Rehabilitation

12 October 2007



Al Gore and UN Climate Panel Win Nobel Peace Prize

Vice President Al Gore, Jr., and the UN’s Intergovernmental Panel on Climate Change have won this year’s Nobel Peace Prize. The Nobel committee cited “their efforts to build up and disseminate knowledge about man-made climate change” in making the award. The contribution this makes to peace is not immediately obvious, but the Norwegian Nobel Committee (all the other prizes are handed out by its Swedish counterpart), noted that climate change “increased [the] danger of violent conflicts and wars, within and between states.” There is a lesson beyond that in this event, the lesson of rehabilitation.

Something amazingly wonderful happened to Al Gore when he lost the presidential election of 2000 (or rather had it stolen from him). He became a free man. All his life, he had been surrounded by electoral politics. His father was Senator Al Gore, Sr. who had also been a congressman. The younger Gore served in Vietnam, despite opposing the war, to spare his dad any embarrassment. In 1977, at the age of 28, he won his dad’s old House seat, and 8 years later, he was the second Senator Gore from Tennessee. He failed to win the Democratic presidential nomination in 1988, but took the second slot on the Clinton ticket in 1992, and served as America’s vice president for 8 years. And then, he lost to Bush the Lesser and had no position at all after nearly a quarter century.

He grew a beard. He put on weight. And he started to smile. The environment always was a big deal with him; having had a family farm in Tennessee, he had a practical appreciation of ecology that few outside of farming understand. The question was, what the heck could someone without elected office do about it? He had already written a book about it when still a senator, but Michael Moore had shown how powerful the documentary film could be.

So, Mr.
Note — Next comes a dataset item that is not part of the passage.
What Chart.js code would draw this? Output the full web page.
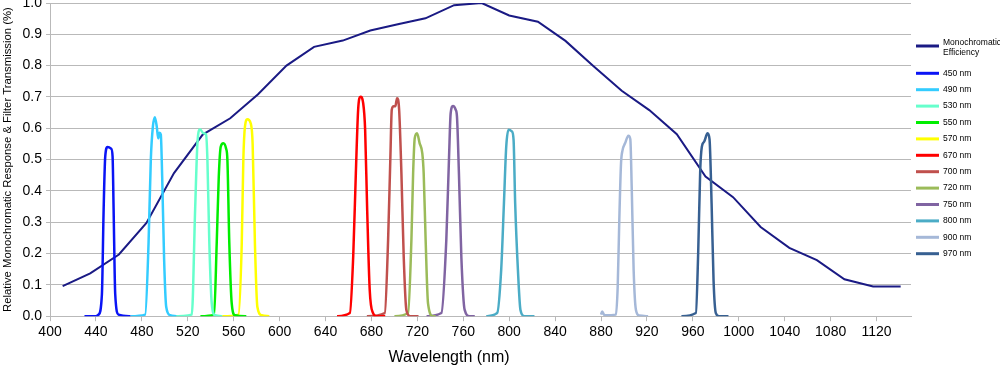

Gore, who had friends in Hollywood but who knew nothing about making movies put together “An Inconvenient Truth,” and won himself an Oscar for his effort. In so doing, he shut down those who claimed global warming wasn’t happening. Even the Bush administration now acknowledges that things are hotting up – they are even hosting a conference on carbon emissions (largely to prevent a real conference and treaty from arising, but that is another story).

And now the pressure will mount for him to run for president again. And that might just be a mistake. Al Gore has rehabilitated his reputation and increased it by not being an elected official. He is now a man on a mission and will use whatever means he has to pursue it. At this stage, he is America’s leading environmentalist with a worldwide respect few Americans could muster. By returning to elective politics, he would lose that standing. He is uniquely positioned to rehabilitate America’s reputation after six years of what Hillary Clinton has rightly called “cowboy diplomacy.” He should use his freedom and this new moral authority to its utmost, and that means staying as far away from the White House as he is right now.